▶ _EXERCISE AIM_: Set out each line from the following listing that includes the word "this".
Start DATA SUPPLIED
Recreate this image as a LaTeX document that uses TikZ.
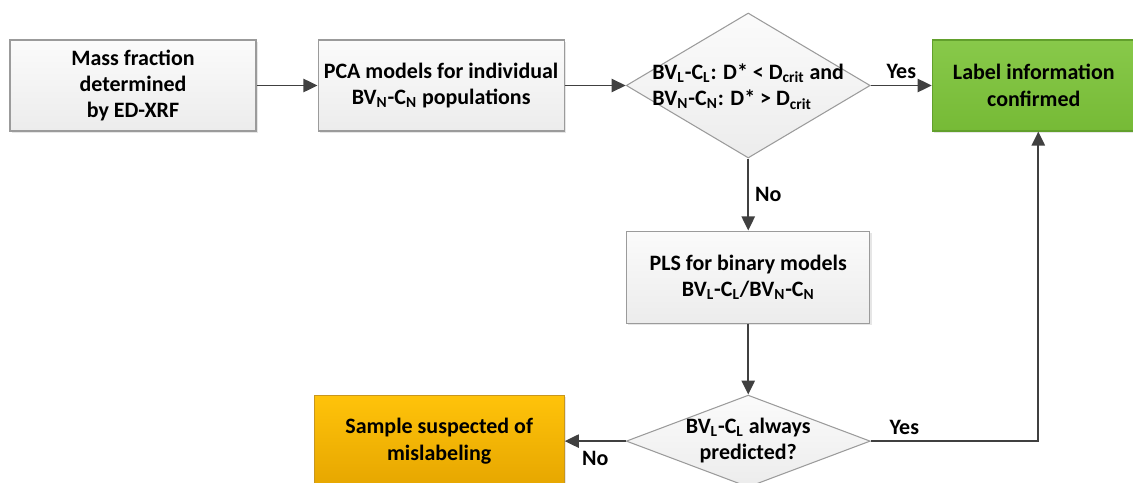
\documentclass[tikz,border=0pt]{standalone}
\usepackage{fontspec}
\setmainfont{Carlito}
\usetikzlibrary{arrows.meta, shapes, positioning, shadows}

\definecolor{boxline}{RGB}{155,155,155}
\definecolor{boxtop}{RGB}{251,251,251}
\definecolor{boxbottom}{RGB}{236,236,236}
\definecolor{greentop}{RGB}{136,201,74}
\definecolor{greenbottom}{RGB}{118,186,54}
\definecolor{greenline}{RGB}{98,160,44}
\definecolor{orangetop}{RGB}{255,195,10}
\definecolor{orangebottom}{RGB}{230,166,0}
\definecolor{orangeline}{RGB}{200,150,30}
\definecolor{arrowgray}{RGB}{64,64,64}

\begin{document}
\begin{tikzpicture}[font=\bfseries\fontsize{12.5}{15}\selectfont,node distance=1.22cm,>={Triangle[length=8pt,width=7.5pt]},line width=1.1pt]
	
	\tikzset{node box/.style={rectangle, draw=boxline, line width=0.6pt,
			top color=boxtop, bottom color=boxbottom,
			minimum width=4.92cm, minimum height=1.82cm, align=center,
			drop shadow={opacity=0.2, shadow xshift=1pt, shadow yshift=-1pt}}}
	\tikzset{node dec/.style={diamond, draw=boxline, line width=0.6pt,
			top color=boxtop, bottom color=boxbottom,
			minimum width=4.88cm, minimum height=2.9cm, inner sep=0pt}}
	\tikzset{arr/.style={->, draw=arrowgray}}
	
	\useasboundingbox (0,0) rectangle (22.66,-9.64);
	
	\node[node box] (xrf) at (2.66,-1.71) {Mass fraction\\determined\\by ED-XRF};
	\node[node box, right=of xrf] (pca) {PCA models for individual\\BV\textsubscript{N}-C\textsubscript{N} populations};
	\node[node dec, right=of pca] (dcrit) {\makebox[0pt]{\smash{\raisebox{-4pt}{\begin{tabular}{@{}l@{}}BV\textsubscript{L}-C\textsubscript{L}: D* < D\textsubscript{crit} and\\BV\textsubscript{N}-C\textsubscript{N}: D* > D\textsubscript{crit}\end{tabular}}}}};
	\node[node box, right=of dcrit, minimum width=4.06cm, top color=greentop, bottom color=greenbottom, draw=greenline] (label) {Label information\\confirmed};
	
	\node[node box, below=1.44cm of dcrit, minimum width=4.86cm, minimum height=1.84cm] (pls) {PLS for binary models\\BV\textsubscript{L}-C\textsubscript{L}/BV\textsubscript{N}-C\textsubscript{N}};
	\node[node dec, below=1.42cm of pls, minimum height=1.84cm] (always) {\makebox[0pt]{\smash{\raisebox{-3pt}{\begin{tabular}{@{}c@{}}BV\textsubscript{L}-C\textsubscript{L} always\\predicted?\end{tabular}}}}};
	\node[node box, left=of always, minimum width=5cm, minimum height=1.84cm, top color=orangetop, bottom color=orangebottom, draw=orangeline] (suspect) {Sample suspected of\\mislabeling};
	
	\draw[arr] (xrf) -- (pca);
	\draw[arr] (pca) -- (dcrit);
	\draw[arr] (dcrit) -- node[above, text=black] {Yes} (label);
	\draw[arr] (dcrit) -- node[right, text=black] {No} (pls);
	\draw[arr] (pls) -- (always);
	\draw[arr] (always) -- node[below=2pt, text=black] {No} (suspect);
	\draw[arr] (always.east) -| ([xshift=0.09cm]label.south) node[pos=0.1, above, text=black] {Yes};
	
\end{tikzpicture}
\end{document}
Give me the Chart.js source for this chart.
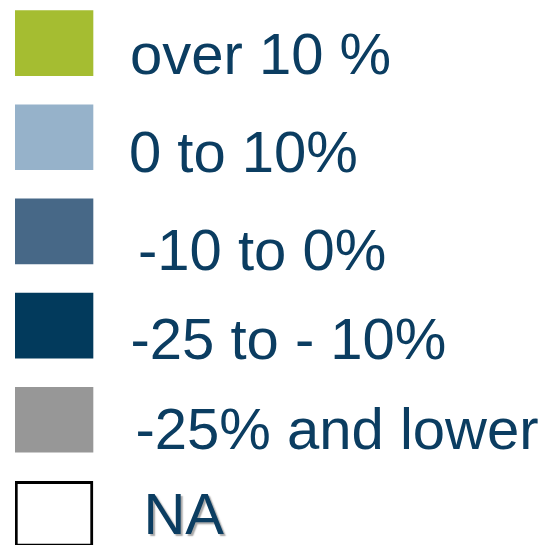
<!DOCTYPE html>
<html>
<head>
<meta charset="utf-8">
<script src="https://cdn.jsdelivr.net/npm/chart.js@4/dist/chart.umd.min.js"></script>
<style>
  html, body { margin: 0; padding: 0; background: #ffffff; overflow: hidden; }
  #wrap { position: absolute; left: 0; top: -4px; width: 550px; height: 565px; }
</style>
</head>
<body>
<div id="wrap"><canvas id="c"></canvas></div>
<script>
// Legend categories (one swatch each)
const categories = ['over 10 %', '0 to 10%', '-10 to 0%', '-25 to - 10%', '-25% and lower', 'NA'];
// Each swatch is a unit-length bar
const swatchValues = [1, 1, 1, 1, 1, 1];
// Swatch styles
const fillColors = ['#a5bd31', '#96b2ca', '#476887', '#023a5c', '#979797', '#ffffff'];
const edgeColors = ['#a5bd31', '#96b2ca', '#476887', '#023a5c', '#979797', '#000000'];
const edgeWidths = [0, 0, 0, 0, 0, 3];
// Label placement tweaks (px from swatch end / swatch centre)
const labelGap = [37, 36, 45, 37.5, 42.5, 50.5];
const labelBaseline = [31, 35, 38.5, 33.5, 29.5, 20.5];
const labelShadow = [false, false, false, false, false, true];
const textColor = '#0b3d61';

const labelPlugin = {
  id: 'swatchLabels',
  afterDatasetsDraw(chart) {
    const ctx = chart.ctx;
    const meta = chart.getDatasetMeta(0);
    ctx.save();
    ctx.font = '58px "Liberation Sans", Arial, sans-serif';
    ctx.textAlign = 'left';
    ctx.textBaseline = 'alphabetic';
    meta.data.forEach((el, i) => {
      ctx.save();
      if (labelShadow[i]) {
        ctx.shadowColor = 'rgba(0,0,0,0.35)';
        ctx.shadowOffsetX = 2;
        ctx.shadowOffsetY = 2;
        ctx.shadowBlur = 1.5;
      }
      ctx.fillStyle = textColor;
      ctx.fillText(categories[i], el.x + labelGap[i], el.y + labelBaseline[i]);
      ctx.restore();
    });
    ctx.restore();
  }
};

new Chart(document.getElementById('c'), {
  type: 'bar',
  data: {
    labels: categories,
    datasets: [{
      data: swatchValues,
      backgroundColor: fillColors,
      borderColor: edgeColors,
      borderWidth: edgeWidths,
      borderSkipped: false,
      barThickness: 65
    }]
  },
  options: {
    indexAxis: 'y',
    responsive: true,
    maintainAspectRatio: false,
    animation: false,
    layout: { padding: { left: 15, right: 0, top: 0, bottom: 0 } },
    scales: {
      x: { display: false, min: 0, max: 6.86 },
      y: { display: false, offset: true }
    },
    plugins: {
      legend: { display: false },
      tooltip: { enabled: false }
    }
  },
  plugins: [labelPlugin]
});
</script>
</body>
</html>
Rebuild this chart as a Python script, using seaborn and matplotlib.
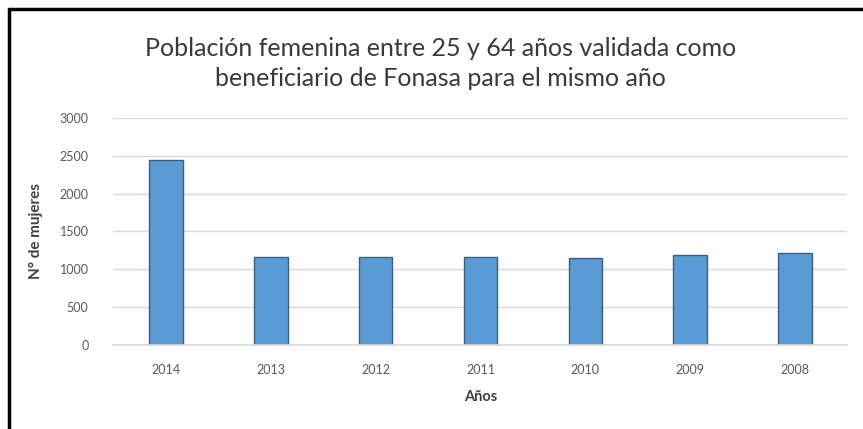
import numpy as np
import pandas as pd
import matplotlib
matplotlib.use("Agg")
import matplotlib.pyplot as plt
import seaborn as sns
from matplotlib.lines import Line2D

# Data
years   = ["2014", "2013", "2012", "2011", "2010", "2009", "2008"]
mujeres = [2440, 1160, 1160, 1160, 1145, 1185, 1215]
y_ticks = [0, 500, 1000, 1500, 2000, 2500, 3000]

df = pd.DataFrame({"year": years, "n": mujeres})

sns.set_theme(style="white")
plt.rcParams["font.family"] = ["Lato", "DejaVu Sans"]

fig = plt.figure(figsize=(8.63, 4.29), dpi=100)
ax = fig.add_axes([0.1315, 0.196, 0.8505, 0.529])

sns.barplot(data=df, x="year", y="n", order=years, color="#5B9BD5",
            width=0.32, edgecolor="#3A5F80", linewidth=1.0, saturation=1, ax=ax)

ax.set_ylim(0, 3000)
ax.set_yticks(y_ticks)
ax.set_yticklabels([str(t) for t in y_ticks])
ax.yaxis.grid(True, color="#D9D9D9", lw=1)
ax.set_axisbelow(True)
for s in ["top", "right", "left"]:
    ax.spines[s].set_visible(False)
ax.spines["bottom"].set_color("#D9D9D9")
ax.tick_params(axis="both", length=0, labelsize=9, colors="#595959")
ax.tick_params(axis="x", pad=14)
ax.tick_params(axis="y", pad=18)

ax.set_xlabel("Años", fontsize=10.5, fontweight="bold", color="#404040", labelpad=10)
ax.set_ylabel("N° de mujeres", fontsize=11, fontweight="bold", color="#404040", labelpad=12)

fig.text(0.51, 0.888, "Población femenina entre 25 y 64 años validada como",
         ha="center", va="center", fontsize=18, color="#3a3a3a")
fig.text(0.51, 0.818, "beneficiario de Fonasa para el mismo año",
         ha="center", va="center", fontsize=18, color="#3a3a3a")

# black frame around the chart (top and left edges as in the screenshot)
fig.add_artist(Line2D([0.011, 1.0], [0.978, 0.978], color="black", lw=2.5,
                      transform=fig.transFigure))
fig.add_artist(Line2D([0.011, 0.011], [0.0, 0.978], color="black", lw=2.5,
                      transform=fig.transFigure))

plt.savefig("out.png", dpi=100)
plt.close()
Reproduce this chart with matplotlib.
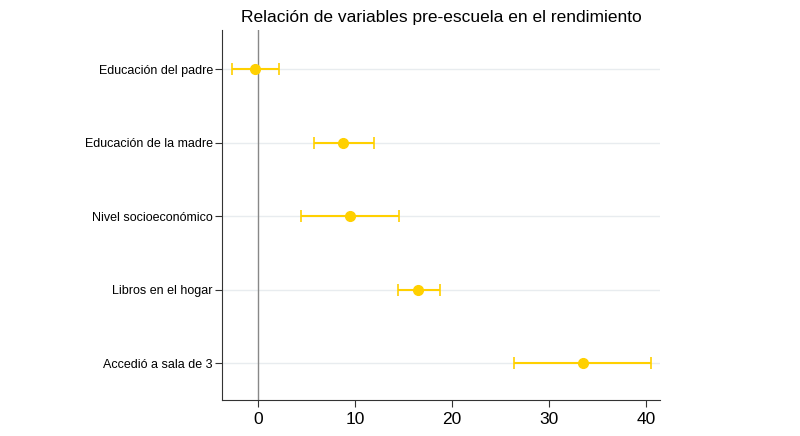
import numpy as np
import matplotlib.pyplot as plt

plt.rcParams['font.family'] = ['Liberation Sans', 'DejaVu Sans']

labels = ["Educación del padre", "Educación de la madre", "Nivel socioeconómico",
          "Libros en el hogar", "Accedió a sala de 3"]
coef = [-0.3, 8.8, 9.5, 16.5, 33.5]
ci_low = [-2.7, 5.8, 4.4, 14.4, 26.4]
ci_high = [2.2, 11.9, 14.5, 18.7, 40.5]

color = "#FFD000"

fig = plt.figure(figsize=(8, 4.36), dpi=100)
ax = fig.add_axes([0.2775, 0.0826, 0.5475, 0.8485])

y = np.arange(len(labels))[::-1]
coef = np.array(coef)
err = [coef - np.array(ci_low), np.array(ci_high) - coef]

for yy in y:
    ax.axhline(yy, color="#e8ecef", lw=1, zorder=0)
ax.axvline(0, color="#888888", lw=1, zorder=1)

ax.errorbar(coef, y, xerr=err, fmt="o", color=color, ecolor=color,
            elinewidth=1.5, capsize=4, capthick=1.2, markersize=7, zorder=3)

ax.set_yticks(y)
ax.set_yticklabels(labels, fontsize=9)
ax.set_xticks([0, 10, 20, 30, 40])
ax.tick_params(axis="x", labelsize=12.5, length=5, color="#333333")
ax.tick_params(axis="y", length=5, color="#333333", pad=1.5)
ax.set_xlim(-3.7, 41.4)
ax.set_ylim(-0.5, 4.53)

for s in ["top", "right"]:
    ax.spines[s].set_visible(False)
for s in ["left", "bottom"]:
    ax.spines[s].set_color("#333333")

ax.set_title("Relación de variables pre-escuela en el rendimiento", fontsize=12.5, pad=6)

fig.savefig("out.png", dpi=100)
End DATA SUPPLIED
▶ _WRITTEN RESPONSE_:
Recreate this image as a LaTeX document that uses TikZ.
Give me the Chart.js source for this chart.
Rebuild this chart as a Python script, using seaborn and matplotlib.
Reproduce this chart with matplotlib.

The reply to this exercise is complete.